On Monday 13 February 2012 16:15:16 Jeff Wiegley wrote:
> In other words... GlusterFS TRIPLES all my storage costs to provide
> 2 brick fault tolerance?
> How do I get redundancy in GlusterFS while getting reasonable
> storage costs where I am not wasting 50% of my investment or
> more in providing copies to obtain redundancy?

Show me any kind of redundancy without multiplying the efforts!

Take a simple raid1 with two disks: How do you achieve fault-tolerance against 
one failing drive without storing the data on a second disk?
When you need tolerance against two failing disks (at the same time), you have 
to have at least three disks containing the data.

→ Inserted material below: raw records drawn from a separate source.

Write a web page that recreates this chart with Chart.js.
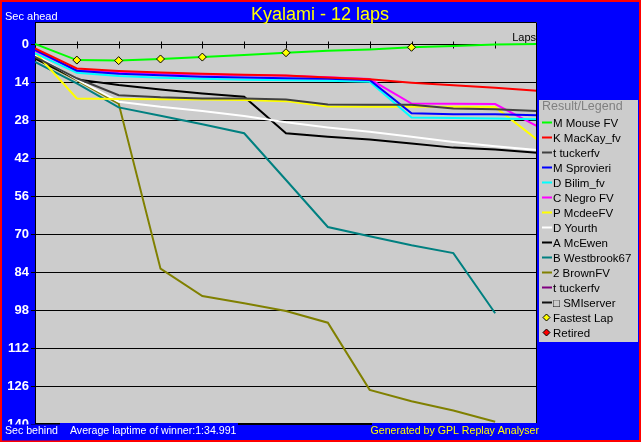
<!DOCTYPE html>
<html>
<head>
<meta charset="utf-8">
<script src="https://cdn.jsdelivr.net/npm/chart.js@4.4.1/dist/chart.umd.min.js"></script>
<style>
  html, body { margin: 0; padding: 0; background: #0000ff; }
  canvas { display: block; }
</style>
</head>
<body>
<canvas id="chart" width="641" height="442"></canvas>
<script>
const laps = [0, 1, 2, 3, 4, 5, 6, 7, 8, 9, 10, 11, 12];
const yTicks = [0, 14, 28, 42, 56, 70, 84, 98, 112, 126, 140];

// seconds behind the winner's average pace, per lap
const mouse     = [0, 5.9, 6.1, 5.5, 4.8, 4.0, 3.2, 2.5, 2.0, 1.2, 0.7, 0.2, 0];
const mackay    = [1.6, 9.0, 9.9, 10.5, 10.9, 11.3, 11.6, 12.3, 13.0, 14.2, 15.2, 16.1, 17.2];
const tucker    = [4.7, 12.6, 18.8, 19.6, 20.0, 20.0, 20.4, 22.2, 22.3, 22.3, 23.7, 24.0, 24.6];
const sprovieri = [2.2, 9.8, 10.9, 11.5, 12.0, 12.3, 12.6, 12.8, 13.2, 25.5, 25.8, 25.8, 26.2];
const bilim     = [3.4, 10.6, 11.8, 12.4, 12.8, 13.1, 13.3, 13.5, 13.9, 27.0, 27.2, 27.4, 27.7];
const negro     = [2.5, 9.6, 10.4, 10.9, 11.2, 11.5, 11.7, 12.2, 12.9, 21.9, 22.0, 22.1, 30.2];
const mcdee     = [3.0, 20.0, 20.2, 20.3, 20.4, 20.6, 21.0, 23.0, 23.1, 23.1, 23.1, 23.2, 35.1];
const yourth    = [4.0, 13.0, 21.2, 23.1, 24.6, 26.5, 28.8, 30.7, 32.3, 34.1, 36.0, 37.6, 39.0];
const mcewen    = [5.3, 13.0, 15.1, 16.7, 18.2, 19.4, 32.8, 34.1, 35.1, 36.6, 38.1, 38.8, 40.0];
const westbrook = [6.6, 14.5, 23.3, 26.4, 29.5, 32.8, 50.0, 67.3, 70.7, 74.0, 76.9, 99.0];
const brown     = [5.3, 13.3, 21.9, 82.6, 92.7, 95.3, 98.2, 102.5, 127.2, 131.4, 134.8, 138.9];
const tucker2   = [];
const smiserver = [];

const drivers = ['M Mouse FV', 'K MacKay_fv', 't tuckerfv', 'M Sprovieri', 'D Bilim_fv', 'C Negro FV',
                 'P McdeeFV', 'D Yourth', 'A McEwen', 'B Westbrook67', '2 BrownFV', 't tuckerfv', '\u25a1 SMIserver'];
const colors = ['#00ff00', '#ff0000', '#404040', '#0000ff', '#00ffff', '#ff00ff',
                '#ffff00', '#ffffff', '#000000', '#008080', '#808000', '#800080', '#101010'];
const series = [mouse, mackay, tucker, sprovieri, bilim, negro, mcdee, yourth, mcewen, westbrook, brown, tucker2, smiserver];

const fastestLaps = [1, 2, 3, 4, 6, 9];
const retired = [];

const FONT = '"Liberation Sans", Arial, sans-serif';

function toPoints(values) {
    return values.map((v, i) => ({ x: laps[i], y: v }));
}

const datasets = series.map((s, i) => ({
    label: drivers[i],
    data: toPoints(s),
    borderColor: colors[i],
    backgroundColor: colors[i],
    borderWidth: 2,
    pointRadius: 0,
    tension: 0
}));

datasets.push({
    label: 'Fastest Lap',
    data: fastestLaps.map(l => ({ x: l, y: mouse[l] })),
    showLine: false,
    pointStyle: 'rectRot',
    pointRadius: 4,
    backgroundColor: '#ffff00',
    borderColor: '#000000',
    borderWidth: 1,
    order: -1
});
datasets.push({
    label: 'Retired',
    data: retired,
    showLine: false,
    pointStyle: 'rectRot',
    pointRadius: 4,
    backgroundColor: '#ff0000',
    borderColor: '#000000',
    borderWidth: 1,
    order: -1
});

const frame = {
    id: 'frame',
    beforeDraw(chart) {
        const { ctx, chartArea: a } = chart;
        ctx.save();
        ctx.fillStyle = '#ff0000';
        ctx.fillRect(0, 0, chart.width, chart.height);
        ctx.fillStyle = '#0000ff';
        ctx.fillRect(2, 2, chart.width - 4, chart.height - 4);
        ctx.fillStyle = '#cccccc';
        ctx.fillRect(a.left, a.top, a.right - a.left, a.bottom - a.top);
        ctx.restore();
    },
    beforeDatasetsDraw(chart) {
        // lap ticks on the zero line
        const { ctx, scales } = chart;
        const y0 = Math.round(scales.y.getPixelForValue(0)) + 0.5;
        ctx.save();
        ctx.strokeStyle = '#000000';
        ctx.lineWidth = 1;
        laps.slice(1, -1).forEach(l => {
            const x = Math.round(scales.x.getPixelForValue(l)) + 0.5;
            ctx.beginPath();
            ctx.moveTo(x, y0 - 3);
            ctx.lineTo(x, y0 + 4);
            ctx.stroke();
        });
        ctx.restore();
    },
    afterDatasetsDraw(chart) {
        const { ctx, chartArea: a } = chart;
        ctx.save();
        ctx.strokeStyle = '#000000';
        ctx.lineWidth = 1;
        ctx.beginPath();
        ctx.moveTo(a.left + 0.5, a.top + 0.5);
        ctx.lineTo(a.right - 0.5, a.top + 0.5);
        ctx.lineTo(a.right - 0.5, 423.5);
        ctx.lineTo(a.left + 0.5, 423.5);
        ctx.stroke();
        ctx.fillStyle = '#000000';
        ctx.font = '11px ' + FONT;
        ctx.textAlign = 'right';
        ctx.fillText('Laps', a.right - 1, 41);
        ctx.restore();
    },
    afterDraw(chart) {
        const ctx = chart.ctx;
        ctx.save();
        // footer bands
        ctx.fillStyle = '#0000ff';
        ctx.fillRect(2, 424.5, 58, 16);
        ctx.fillRect(60, 423, 178, 17);
        ctx.fillRect(372, 423, 167, 17);

        ctx.textBaseline = 'alphabetic';
        ctx.font = '18px ' + FONT;
        ctx.fillStyle = '#ffff00';
        ctx.textAlign = 'center';
        ctx.fillText('Kyalami - 12 laps', 320, 20);

        ctx.textAlign = 'left';
        ctx.fillStyle = '#ffffff';
        ctx.font = '11px ' + FONT;
        ctx.fillText('Sec ahead', 5, 19.5);
        ctx.font = '10.6px ' + FONT;
        ctx.fillText('Sec behind', 5, 434);
        ctx.fillText('Average laptime of winner:1:34.991', 70, 434);
        ctx.fillStyle = '#ffff00';
        ctx.textAlign = 'right';
        ctx.fillText('Generated by GPL Replay Analyser', 539, 434);

        // legend box
        ctx.fillStyle = '#cccccc';
        ctx.fillRect(539, 100, 99, 242);
        ctx.textAlign = 'left';
        ctx.font = '12.5px ' + FONT;
        ctx.fillStyle = '#808080';
        ctx.fillText('Result/Legend', 542, 109.5);
        ctx.font = '11.5px ' + FONT;
        chart.data.datasets.forEach((ds, i) => {
            const yc = 122.5 + i * 15;
            if (ds.showLine === false) {
                ctx.beginPath();
                ctx.moveTo(546.5, yc - 3.5);
                ctx.lineTo(550, yc);
                ctx.lineTo(546.5, yc + 3.5);
                ctx.lineTo(543, yc);
                ctx.closePath();
                ctx.fillStyle = ds.backgroundColor;
                ctx.fill();
                ctx.strokeStyle = '#000000';
                ctx.lineWidth = 1;
                ctx.stroke();
            } else {
                ctx.strokeStyle = ds.borderColor;
                ctx.lineWidth = 2;
                ctx.beginPath();
                ctx.moveTo(542, yc);
                ctx.lineTo(552, yc);
                ctx.stroke();
            }
            ctx.fillStyle = '#000000';
            ctx.fillText(ds.label, 553, yc + 4);
        });
        ctx.restore();
    }
};

new Chart(document.getElementById('chart'), {
    type: 'line',
    data: { datasets },
    options: {
        responsive: false,
        animation: false,
        events: [],
        layout: { padding: { top: 22, right: 104, bottom: 17.3, left: 0 } },
        plugins: {
            legend: { display: false },
            tooltip: { enabled: false },
            title: { display: false }
        },
        scales: {
            x: {
                type: 'linear',
                min: 0,
                max: 12,
                display: false
            },
            y: {
                type: 'linear',
                reverse: true,
                min: -8.1,
                max: 140,
                afterFit: s => { s.width = 35; },
                afterBuildTicks: s => { s.ticks = yTicks.map(v => ({ value: v })); },
                border: { display: true, color: '#000000', width: 1 },
                grid: { color: '#000000', tickColor: '#000000', tickLength: 4, lineWidth: 1 },
                ticks: {
                    color: '#ffffff',
                    padding: 2,
                    font: { family: FONT, size: 13, weight: 'bold' }
                }
            }
        }
    },
    plugins: [frame]
});
</script>
</body>
</html>
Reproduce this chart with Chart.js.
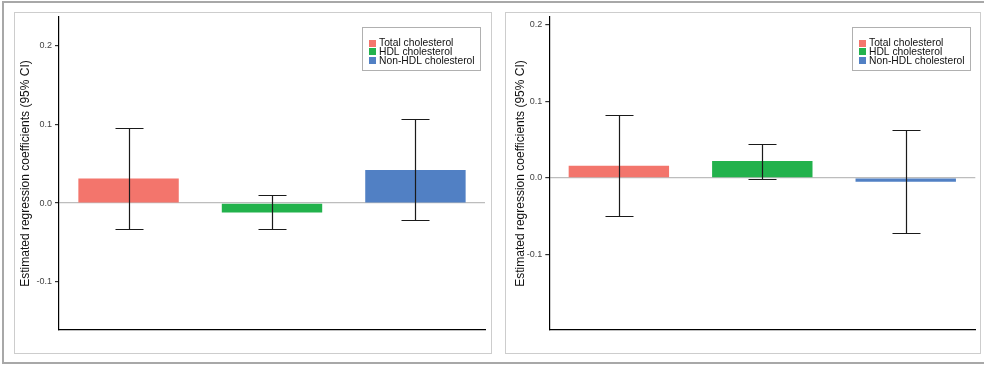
<!DOCTYPE html>
<html>
<head>
<meta charset="utf-8">
<script src="https://cdn.jsdelivr.net/npm/chart.js@4/dist/chart.umd.min.js"></script>
<style>
  html, body { margin: 0; padding: 0; background: #ffffff; }
  body { width: 984px; height: 365px; position: relative; overflow: hidden; }
  .frame { position: absolute; left: 2px; top: 1px; width: 1000px; height: 359px;
           border: 2px solid #a8a8a8; border-right: none; }
  .panel { position: absolute; top: 12px; height: 340px; border: 1px solid #cdcdcd; }
  #panelA { left: 14px; width: 476px; }
  #panelB { left: 505px; width: 474px; }
  canvas { position: absolute; top: 0; }
  #chartA { left: 0; }
  #chartB { left: 495px; }
</style>
</head>
<body>
<div class="frame"></div>
<div class="panel" id="panelA"></div>
<div class="panel" id="panelB"></div>
<canvas id="chartA" width="495" height="365"></canvas>
<canvas id="chartB" width="489" height="365"></canvas>
<script>
// Lipid measures compared in each panel
const categories = ['Total cholesterol', 'HDL cholesterol', 'Non-HDL cholesterol'];

// Panel A: point estimates and 95% confidence limits
const estimatesA = [0.031, -0.012, 0.042];
const lowerA = [-0.033, -0.033, -0.022];
const upperA = [0.095, 0.010, 0.107];
const rangeA = [-0.161, 0.236];

// Panel B: point estimates and 95% confidence limits
const estimatesB = [0.016, 0.022, -0.005];
const lowerB = [-0.049, -0.001, -0.072];
const upperB = [0.082, 0.044, 0.062];
const rangeB = [-0.198, 0.2095];

// Y-axis tick values shared by both panels
const yTicks = [-0.1, 0.0, 0.1, 0.2];

const barColors = ['#f3756c', '#22b24c', '#5180c4'];
const fontFamily = '"Liberation Sans", Arial, sans-serif';

// Whiskers with end caps for the confidence intervals
const errorBars = {
  id: 'errorBars',
  afterDatasetsDraw(chart, args, opts) {
    const ctx = chart.ctx;
    const y = chart.scales.y;
    ctx.save();
    ctx.strokeStyle = '#1a1a1a';
    ctx.lineWidth = 1.2;
    chart.data.datasets.forEach((ds, i) => {
      const el = chart.getDatasetMeta(i).data[0];
      if (!el) return;
      const x = Math.round(el.x) + 0.5;
      const yLo = Math.round(y.getPixelForValue(opts.lower[i])) + 0.5;
      const yHi = Math.round(y.getPixelForValue(opts.upper[i])) + 0.5;
      ctx.beginPath();
      ctx.moveTo(x, yLo); ctx.lineTo(x, yHi);
      ctx.moveTo(x - 14, yLo); ctx.lineTo(x + 14, yLo);
      ctx.moveTo(x - 14, yHi); ctx.lineTo(x + 14, yHi);
      ctx.stroke();
    });
    ctx.restore();
  }
};

// Boxed key in the upper right of the plotting area
const boxedLegend = {
  id: 'boxedLegend',
  afterDraw(chart) {
    const ctx = chart.ctx;
    const area = chart.chartArea;
    const w = 118, h = 43;
    const left = Math.round(area.right - 5 - w) + 0.5;
    const top = Math.round(area.top + 10) + 0.5;
    ctx.save();
    ctx.fillStyle = '#ffffff';
    ctx.fillRect(left, top, w, h);
    ctx.strokeStyle = '#b0b0b0';
    ctx.lineWidth = 1;
    ctx.strokeRect(left, top, w, h);
    ctx.font = '10.3px ' + fontFamily;
    ctx.textBaseline = 'middle';
    ctx.textAlign = 'left';
    chart.data.datasets.forEach((ds, i) => {
      const cy = top + 15.5 + i * 8.7;
      ctx.fillStyle = ds.backgroundColor;
      ctx.fillRect(Math.round(left + 6.5), Math.round(cy - 3.5), 7, 7);
      ctx.fillStyle = '#111111';
      ctx.fillText(ds.label, left + 16.5, cy + 0.5);
    });
    ctx.restore();
  }
};

function buildChart(canvasId, estimates, lower, upper, range, padLeft, axisWidth, padRight) {
  // one bar per dataset, placed at its category's index on the x scale
  const datasets = categories.map((name, i) => ({
    label: name,
    data: [{ x: i, y: estimates[i] }],
    backgroundColor: barColors[i],
    borderWidth: 0,
    barPercentage: 0.70,
    categoryPercentage: 1.0
  }));
  return new Chart(document.getElementById(canvasId), {
    type: 'bar',
    data: { datasets },
    options: {
      responsive: false,
      animation: false,
      events: [],
      layout: { padding: { left: padLeft, right: padRight, top: 17, bottom: 35 } },
      plugins: {
        legend: { display: false },
        tooltip: { enabled: false },
        errorBars: { lower, upper }
      },
      scales: {
        x: {
          type: 'linear',
          stacked: true,
          offset: false,
          min: -0.485,
          max: categories.length - 1 + 0.485,
          afterBuildTicks(scale) { scale.ticks = categories.map((c, i) => ({ value: i })); },
          ticks: { display: false },
          grid: { display: false, drawTicks: false },
          border: { display: true, color: '#000000', width: 1.2 }
        },
        y: {
          stacked: false,
          min: range[0],
          max: range[1],
          afterBuildTicks(scale) { scale.ticks = yTicks.map(v => ({ value: v })); },
          afterFit(scale) { scale.width = axisWidth; },
          ticks: {
            color: '#444444',
            padding: 3,
            font: { family: fontFamily, size: 9 },
            callback: v => v.toFixed(1)
          },
          grid: {
            drawTicks: true,
            tickLength: 4,
            tickColor: '#333333',
            color: c => (c.tick && Math.abs(c.tick.value) < 1e-9 ? '#bdbdbd' : 'rgba(0,0,0,0)'),
            lineWidth: 1.2
          },
          border: { display: true, color: '#000000', width: 1.2 },
          title: {
            display: true,
            text: 'Estimated regression coefficients (95% CI)',
            color: '#111111',
            font: { family: fontFamily, size: 12 },
            padding: { top: 4, bottom: 0 }
          }
        }
      }
    },
    plugins: [errorBars, boxedLegend]
  });
}

buildChart('chartA', estimatesA, lowerA, upperA, rangeA, 14, 45, 10);
buildChart('chartB', estimatesB, lowerB, upperB, rangeB, 14, 40.3, 8.7);
</script>
</body>
</html>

For bigger setups there are raid-levels that work with more then two disks and 
are tolerant against one or two failed drives, but then you "loose" one or two 
disks in your array for checksums. And these have a lot of disadvantages too.

As cheap as disk-space got the last years (save the last 4 months since the 
flood), most admins just use raid1 and be done with it. (Yes, I am an advocate 
of baarf, though not an "official member":)

Now the problem with raid inside one machine is that you still have the 
single-point-of-failure of motherboard, cpu, memory, psu(*), controller and 
network(to a point). With systems like glusterfs, moosefs, drbd and others you 
have your raid span multiple machines removing these spofs while preserving 
the advantage of local disk-reads. When you use the fs that way...

And on a side-note: I don't know what you get per hour but taking low it-wages 
in germany it takes probably less then one man-week of data-recovery to 
amortize the "investment" of doubling disks and machine for redundancy.
And when the data is lost due to missing redundancy, its not only one persons 
work that is lost... The additional hardware pays off faster then your 
boss/client can think about the expenses.

Have fun,

Arnold

(*) Yes, you can have multiple psu in one machine. And thats nice too when you 
switch your machine from one ups to another. But power is still distributed by 
one power-distribution-board. Which is why I count the psu still as a spof.